• **GIVEN INSTRUCTION**: Copy the first line of the material below and every later line through the line containing "1000, 1212, 1300, 1212, 1000, 788, 700, 788, 921]", without any other output.

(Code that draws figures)
+++++
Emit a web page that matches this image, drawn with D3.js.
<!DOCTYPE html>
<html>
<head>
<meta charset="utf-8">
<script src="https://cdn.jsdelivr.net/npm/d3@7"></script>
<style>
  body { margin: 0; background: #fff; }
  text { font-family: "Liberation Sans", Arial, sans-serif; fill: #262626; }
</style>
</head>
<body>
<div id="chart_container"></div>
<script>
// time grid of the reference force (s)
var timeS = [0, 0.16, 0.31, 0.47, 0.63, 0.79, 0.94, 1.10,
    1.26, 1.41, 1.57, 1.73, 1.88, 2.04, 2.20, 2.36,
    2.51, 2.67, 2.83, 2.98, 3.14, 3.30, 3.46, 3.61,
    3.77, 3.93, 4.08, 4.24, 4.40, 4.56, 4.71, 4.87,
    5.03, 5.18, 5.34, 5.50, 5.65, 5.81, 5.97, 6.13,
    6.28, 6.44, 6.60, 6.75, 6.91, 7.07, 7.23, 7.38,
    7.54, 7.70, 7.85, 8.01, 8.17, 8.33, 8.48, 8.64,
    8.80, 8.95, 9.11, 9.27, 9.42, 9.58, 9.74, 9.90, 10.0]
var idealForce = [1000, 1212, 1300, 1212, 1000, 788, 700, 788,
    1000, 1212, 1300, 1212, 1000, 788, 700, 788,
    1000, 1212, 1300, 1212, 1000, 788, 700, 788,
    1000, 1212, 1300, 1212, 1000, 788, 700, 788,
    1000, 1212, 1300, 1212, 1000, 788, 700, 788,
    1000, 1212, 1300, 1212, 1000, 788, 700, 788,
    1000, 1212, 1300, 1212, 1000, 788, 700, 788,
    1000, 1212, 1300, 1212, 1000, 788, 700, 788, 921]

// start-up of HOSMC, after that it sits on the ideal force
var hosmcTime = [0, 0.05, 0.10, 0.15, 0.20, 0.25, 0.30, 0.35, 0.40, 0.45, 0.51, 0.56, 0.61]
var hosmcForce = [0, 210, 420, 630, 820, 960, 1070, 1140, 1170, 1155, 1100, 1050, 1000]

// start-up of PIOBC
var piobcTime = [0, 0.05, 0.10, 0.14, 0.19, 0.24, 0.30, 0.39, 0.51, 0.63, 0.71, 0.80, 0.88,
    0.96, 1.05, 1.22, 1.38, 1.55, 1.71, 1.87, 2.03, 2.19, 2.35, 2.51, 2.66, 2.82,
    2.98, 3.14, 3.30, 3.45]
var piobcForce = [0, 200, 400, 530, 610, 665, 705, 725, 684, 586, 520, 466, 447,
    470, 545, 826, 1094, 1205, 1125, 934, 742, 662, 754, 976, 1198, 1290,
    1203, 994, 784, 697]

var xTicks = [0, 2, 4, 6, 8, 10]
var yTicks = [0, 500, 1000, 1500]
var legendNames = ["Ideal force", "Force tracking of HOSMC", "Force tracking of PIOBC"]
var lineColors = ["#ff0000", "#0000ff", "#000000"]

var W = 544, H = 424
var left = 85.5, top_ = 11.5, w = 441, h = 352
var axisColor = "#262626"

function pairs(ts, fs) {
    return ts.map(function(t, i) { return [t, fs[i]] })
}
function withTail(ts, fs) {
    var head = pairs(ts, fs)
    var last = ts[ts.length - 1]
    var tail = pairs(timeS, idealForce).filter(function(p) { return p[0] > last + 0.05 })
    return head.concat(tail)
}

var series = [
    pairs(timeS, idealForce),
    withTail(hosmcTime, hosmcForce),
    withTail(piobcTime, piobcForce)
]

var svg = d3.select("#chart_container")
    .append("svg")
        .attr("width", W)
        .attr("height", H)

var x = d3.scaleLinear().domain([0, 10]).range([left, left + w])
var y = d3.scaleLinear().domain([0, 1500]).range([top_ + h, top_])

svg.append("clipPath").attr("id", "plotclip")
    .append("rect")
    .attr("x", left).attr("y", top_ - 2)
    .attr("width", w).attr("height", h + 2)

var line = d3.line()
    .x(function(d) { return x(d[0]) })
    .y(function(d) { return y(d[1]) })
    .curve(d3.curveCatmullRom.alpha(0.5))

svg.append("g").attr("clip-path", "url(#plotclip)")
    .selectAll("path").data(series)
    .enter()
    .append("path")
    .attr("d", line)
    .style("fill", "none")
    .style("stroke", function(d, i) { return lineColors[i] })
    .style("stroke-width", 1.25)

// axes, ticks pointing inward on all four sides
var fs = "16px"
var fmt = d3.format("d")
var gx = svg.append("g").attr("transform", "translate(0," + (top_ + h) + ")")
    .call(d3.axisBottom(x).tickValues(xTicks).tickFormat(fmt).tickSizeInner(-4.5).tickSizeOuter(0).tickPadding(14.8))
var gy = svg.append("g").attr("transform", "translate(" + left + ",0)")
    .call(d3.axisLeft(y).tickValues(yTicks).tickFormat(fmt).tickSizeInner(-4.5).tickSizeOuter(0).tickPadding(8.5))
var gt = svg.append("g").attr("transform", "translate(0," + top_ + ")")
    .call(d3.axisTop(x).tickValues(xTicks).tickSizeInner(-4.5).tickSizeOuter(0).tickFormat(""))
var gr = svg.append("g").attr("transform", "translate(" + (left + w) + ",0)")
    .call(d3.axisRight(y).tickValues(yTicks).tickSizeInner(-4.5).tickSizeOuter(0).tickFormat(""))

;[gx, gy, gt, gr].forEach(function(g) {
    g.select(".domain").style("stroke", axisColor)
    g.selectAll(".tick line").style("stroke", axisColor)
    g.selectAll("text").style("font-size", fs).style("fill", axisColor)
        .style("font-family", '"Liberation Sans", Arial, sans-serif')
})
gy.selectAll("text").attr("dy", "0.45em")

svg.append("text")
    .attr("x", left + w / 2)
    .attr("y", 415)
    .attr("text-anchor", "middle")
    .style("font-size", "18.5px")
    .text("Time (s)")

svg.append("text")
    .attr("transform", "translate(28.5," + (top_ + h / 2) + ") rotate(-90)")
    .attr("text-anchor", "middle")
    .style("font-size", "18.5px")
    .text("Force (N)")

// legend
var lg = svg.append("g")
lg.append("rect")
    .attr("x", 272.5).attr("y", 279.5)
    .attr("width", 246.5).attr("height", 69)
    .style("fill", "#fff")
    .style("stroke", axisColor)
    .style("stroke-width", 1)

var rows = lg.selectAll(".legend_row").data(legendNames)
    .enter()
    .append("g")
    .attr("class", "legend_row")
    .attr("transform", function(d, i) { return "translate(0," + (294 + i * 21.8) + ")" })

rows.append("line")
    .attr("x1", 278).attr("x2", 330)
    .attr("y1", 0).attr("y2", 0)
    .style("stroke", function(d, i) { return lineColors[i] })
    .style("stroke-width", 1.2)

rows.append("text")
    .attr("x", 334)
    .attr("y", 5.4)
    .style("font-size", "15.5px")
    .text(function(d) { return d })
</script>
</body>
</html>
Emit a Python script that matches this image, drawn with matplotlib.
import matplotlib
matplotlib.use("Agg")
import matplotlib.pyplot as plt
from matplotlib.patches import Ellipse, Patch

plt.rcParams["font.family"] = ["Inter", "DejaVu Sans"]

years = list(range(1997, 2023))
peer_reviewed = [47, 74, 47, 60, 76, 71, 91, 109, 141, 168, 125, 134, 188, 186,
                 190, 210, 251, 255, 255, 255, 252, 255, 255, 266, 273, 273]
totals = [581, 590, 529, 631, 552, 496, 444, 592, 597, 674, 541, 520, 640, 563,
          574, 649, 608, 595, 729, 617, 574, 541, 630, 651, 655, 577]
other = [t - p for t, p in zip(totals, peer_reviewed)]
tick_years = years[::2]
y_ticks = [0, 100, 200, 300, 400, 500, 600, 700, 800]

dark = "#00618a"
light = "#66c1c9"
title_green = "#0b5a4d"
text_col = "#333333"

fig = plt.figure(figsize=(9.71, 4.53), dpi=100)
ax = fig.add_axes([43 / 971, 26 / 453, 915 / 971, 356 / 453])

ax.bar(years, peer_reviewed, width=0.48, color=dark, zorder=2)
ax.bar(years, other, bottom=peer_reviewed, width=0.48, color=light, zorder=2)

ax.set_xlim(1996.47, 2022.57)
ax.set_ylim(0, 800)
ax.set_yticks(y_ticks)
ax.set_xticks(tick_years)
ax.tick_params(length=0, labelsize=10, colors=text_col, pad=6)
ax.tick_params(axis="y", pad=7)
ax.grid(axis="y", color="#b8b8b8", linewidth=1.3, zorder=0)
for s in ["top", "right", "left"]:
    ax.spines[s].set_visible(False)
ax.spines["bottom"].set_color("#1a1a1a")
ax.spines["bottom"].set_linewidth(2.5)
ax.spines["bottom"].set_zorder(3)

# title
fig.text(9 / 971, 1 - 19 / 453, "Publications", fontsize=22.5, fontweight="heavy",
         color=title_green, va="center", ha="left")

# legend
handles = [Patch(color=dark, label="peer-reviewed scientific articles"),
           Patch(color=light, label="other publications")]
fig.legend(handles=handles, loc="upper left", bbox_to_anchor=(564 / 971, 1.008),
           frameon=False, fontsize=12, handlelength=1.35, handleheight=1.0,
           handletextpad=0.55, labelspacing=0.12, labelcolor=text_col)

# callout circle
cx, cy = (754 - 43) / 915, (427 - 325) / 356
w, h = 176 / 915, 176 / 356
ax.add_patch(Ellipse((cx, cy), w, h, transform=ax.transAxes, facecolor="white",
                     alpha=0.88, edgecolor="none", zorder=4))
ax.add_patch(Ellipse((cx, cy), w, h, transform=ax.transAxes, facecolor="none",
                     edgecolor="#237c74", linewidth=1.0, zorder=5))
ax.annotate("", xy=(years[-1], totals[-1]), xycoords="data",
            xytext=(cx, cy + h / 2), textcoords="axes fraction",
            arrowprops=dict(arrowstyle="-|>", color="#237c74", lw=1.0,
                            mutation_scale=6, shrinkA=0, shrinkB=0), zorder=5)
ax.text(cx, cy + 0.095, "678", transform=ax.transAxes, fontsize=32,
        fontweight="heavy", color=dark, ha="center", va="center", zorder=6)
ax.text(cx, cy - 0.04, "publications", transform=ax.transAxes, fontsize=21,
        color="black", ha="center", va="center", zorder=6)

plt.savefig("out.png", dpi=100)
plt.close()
+++++
• **THE ANSWER**:
Emit a web page that matches this image, drawn with D3.js.
<!DOCTYPE html>
<html>
<head>
<meta charset="utf-8">
<script src="https://cdn.jsdelivr.net/npm/d3@7"></script>
<style>
  body { margin: 0; background: #fff; }
  text { font-family: "Liberation Sans", Arial, sans-serif; fill: #262626; }
</style>
</head>
<body>
<div id="chart_container"></div>
<script>
// time grid of the reference force (s)
var timeS = [0, 0.16, 0.31, 0.47, 0.63, 0.79, 0.94, 1.10,
    1.26, 1.41, 1.57, 1.73, 1.88, 2.04, 2.20, 2.36,
    2.51, 2.67, 2.83, 2.98, 3.14, 3.30, 3.46, 3.61,
    3.77, 3.93, 4.08, 4.24, 4.40, 4.56, 4.71, 4.87,
    5.03, 5.18, 5.34, 5.50, 5.65, 5.81, 5.97, 6.13,
    6.28, 6.44, 6.60, 6.75, 6.91, 7.07, 7.23, 7.38,
    7.54, 7.70, 7.85, 8.01, 8.17, 8.33, 8.48, 8.64,
    8.80, 8.95, 9.11, 9.27, 9.42, 9.58, 9.74, 9.90, 10.0]
var idealForce = [1000, 1212, 1300, 1212, 1000, 788, 700, 788,
    1000, 1212, 1300, 1212, 1000, 788, 700, 788,
    1000, 1212, 1300, 1212, 1000, 788, 700, 788,
    1000, 1212, 1300, 1212, 1000, 788, 700, 788,
    1000, 1212, 1300, 1212, 1000, 788, 700, 788,
    1000, 1212, 1300, 1212, 1000, 788, 700, 788,
    1000, 1212, 1300, 1212, 1000, 788, 700, 788,
    1000, 1212, 1300, 1212, 1000, 788, 700, 788, 921]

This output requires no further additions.